La vallée suivante, celle de la Plaine, marque la limite du département des Vosges. Puis une ligne de collines couvertes de forêts, dans la continuation du massif montagneux, dans laquelle a été logé le lac artificiel de Pierre-Percée. De l'autre côté, vers le nord-ouest, ondule un paysage champêtre.

Là, à l'orée de la forêt, se succèdent le long de la départementale, sur 3 kilomètres, les communes de Badonviller, Fenneviller et Pexonne, sous un air de ruralité qui aurait duré toujours.

Si une tuilerie est attestée à Pexonne dès le 16e siècle, la faïencerie qui s'y installe au 18e siècle, tout comme la première faïencerie de Pexonne, ne représentent à cette époque que quelques dizaines d'employés, comme de multiples activités industrielles qui se se créent en milieu rural en fonction des ressources du lieu.

Mais la production de faïence connaîtra un développement qui ira bien au-delà, l’usine de Pexonne emploiera jusqu’à 400 salarié-e-s au début du 20e siècle (quand la commune compte un peu plus de mille habitant-e-s), tandis que celle de Badonviller ira jusqu’à 1100 salarié-e-s après la Seconde Guerre mondiale (Badonviller ayant alors un peu plus de 2000 habitant-e-s). L’activité concerne alors tous les villages alentours.

L’emplacement de la faïencerie de Badonviller est aujourd’hui un terrain nu en friche, dont rien ne vient indiquer la fonction passée. Sur celui de la faïencerie de Pexonne se trouvent les bâtiments plus récents et abandonnés qui ont accueilli les activités qui ont tenté de prendre le relais, une briqueterie, puis une scierie. Par endroit, un chemin marque encore le tracé de l’ancienne ligne de chemin-de-fer qui reliait Badonviller à Baccarat et à la vallée de la Meurthe– une autre reliait au nord puis ouest Badonviller à Cirey-sur-Vezouze et Lunéville.

Les activités économiques continuent de déserter le secteur, et le développement touristique n’a pas tenu les promesses qui ont été faites en son nom.
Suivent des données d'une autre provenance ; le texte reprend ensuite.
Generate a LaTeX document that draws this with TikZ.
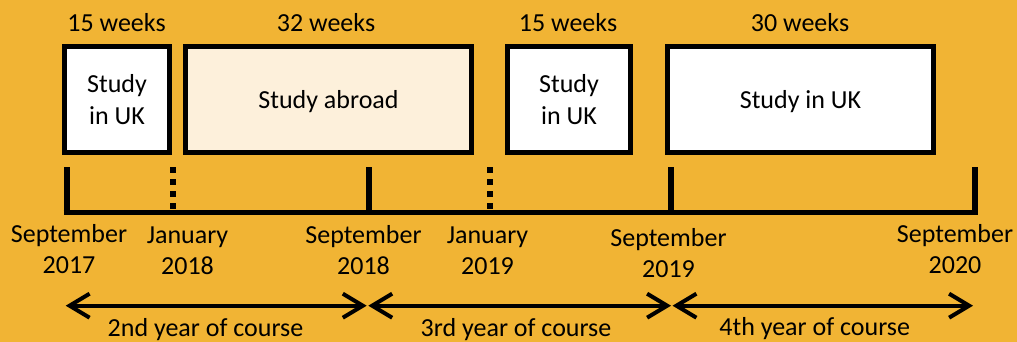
\documentclass[tikz,border=0pt]{standalone}
\usepackage{fontspec}
\setmainfont{Carlito}
\usetikzlibrary{arrows.meta}
\definecolor{bgorange}{HTML}{F1B434}
\definecolor{cream}{HTML}{FDF0DB}
\begin{document}
\begin{tikzpicture}[x=1pt,y=-1pt,
  lbl/.style={font=\fontsize{26}{31}\selectfont, inner sep=0pt, align=center},
  box/.style={draw=black, line width=5pt, inner sep=0pt, minimum height=106pt,
              font=\fontsize{26}{32}\selectfont, align=center},
  single/.style={text depth=0pt},
  tick/.style={line width=6pt},
  dottick/.style={line width=6pt, dash pattern=on 6pt off 6pt},
  axis/.style={line width=5pt},
  span/.style={line width=4pt,
    {Straight Barb[length=20pt,width=24pt]}-{Straight Barb[length=20pt,width=24pt]}}
]
\fill[bgorange] (0,0) rectangle (1017,342);
\useasboundingbox (0,0) rectangle (1017,342);

% boxes
\node[box, fill=white, minimum width=105pt] (b1) at (117,99.5) {Study\\in UK};
\node[box, fill=cream, minimum width=286pt, single] (b2) at (328.5,99.5) {Study abroad};
\node[box, fill=white, minimum width=123pt] (b3) at (569,99.5) {Study\\in UK};
\node[box, fill=white, minimum width=266pt, single] (b4) at (800.5,99.5) {Study in UK};

% durations
\node[lbl, anchor=base] (w1) at (116.5,31.7) {15 weeks};
\node[lbl, anchor=base] (w2) at (326,31.7) {32 weeks};
\node[lbl, anchor=base] (w3) at (568,31.7) {15 weeks};
\node[lbl, anchor=base] (w4) at (800,31.7) {30 weeks};

% timeline
\coordinate (s17) at (66.7,212.5);
\coordinate (j18) at (173,212.5);
\coordinate (s18) at (368.7,212.5);
\coordinate (j19) at (489.7,212.5);
\coordinate (s19) at (671,212.5);
\coordinate (s20) at (974.5,212.5);
\draw[axis] ([xshift=-3pt]s17) -- ([xshift=2.5pt]s20);
\foreach \c in {s17,s18,s19,s20}
  \draw[tick] ([yshift=45.5pt]\c) -- ([yshift=-2.5pt]\c);
\foreach \c in {j18,j19}
  \draw[dottick] ([yshift=45.2pt]\c) -- ([yshift=2.5pt]\c);

% dates
\node[lbl] (d1) at (69,249) {September\\2017};
\node[lbl] (d2) at (187.5,250.3) {January\\2018};
\node[lbl] (d3) at (363.5,250.4) {September\\2018};
\node[lbl] (d4) at (487.5,250.4) {January\\2019};
\node[lbl] (d5) at (668.5,252.9) {September\\2019};
\node[lbl] (d6) at (955,248.6) {September\\2020};

% year spans
\coordinate (a0) at (65.7,305.7);
\coordinate (a1) at (366.7,305.7);
\coordinate (a2) at (368.3,305.7);
\coordinate (a3) at (671,305.7);
\coordinate (a4) at (672.5,305.7);
\coordinate (a5) at (973,305.7);
\draw[span] (a0) -- (a1);
\draw[span] (a2) -- (a3);
\draw[span] (a4) -- (a5);

\node[lbl, anchor=base] (y2) at (205.5,336.7) {2nd year of course};
\node[lbl, anchor=base] (y3) at (516,336.7) {3rd year of course};
\node[lbl, anchor=base] (y4) at (814.7,335.5) {4th year of course};
\end{tikzpicture}
\end{document}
Seul le Front National semble prospérer dans ce territoire délaissé.

Chronique d'une périphérie

https://depexonneabadonviller.wordpress.com/2017/11/27/chronique-dune-peripherie/

Que peut-il y avoir d’intéressant dans une chronique et une réflexion sur la situation d’un coin perdu de la campagne lorraine ? Localement, quand le repli identitaire fait le lit de l’extrême-droite, il est intéressant d’ouvrir un espace public de réflexion, fut-il virtuel, et de questionner les représentations. Mais au-delà ?

Au-delà, cette chronique peut participer à une réflexion plus large sur les délaissés d’une société où la compétition entre les territoires amène une concentration croissante de l’activité économique, des services publics et de la création culturelle dans les métropoles, et le développement de l’extrême-droite à partir de ce délaissement. La question se pose en terme de choix de société, qu’il s’agisse du sens d’une solidarité entre les territoires et non d’une compétition, et du danger que fait courir l’extrême-droite à la démocratie, aux libertés et au pluralisme de notre société – et au-delà de conserver ce qui s’effrite déjà de retrouver le sens d’un projet émancipateur.

La réflexion ancrée localement peut donc se relier, échanger, inspirer et s’inspirer d’autres actions ailleurs, y compris pour mettre en valeur les dynamiques solidaires et émancipatrices qui peuvent émerger ici comme dans d’autres territoires analogues. La mise en commun de compétences et de moyens d’action est aussi un plus là où la ressource peut être rare.

C’est pour ces raisons que ce modeste travail en devenir peut se relier à des enjeux de société plus généraux et susciter un intérêt plus large.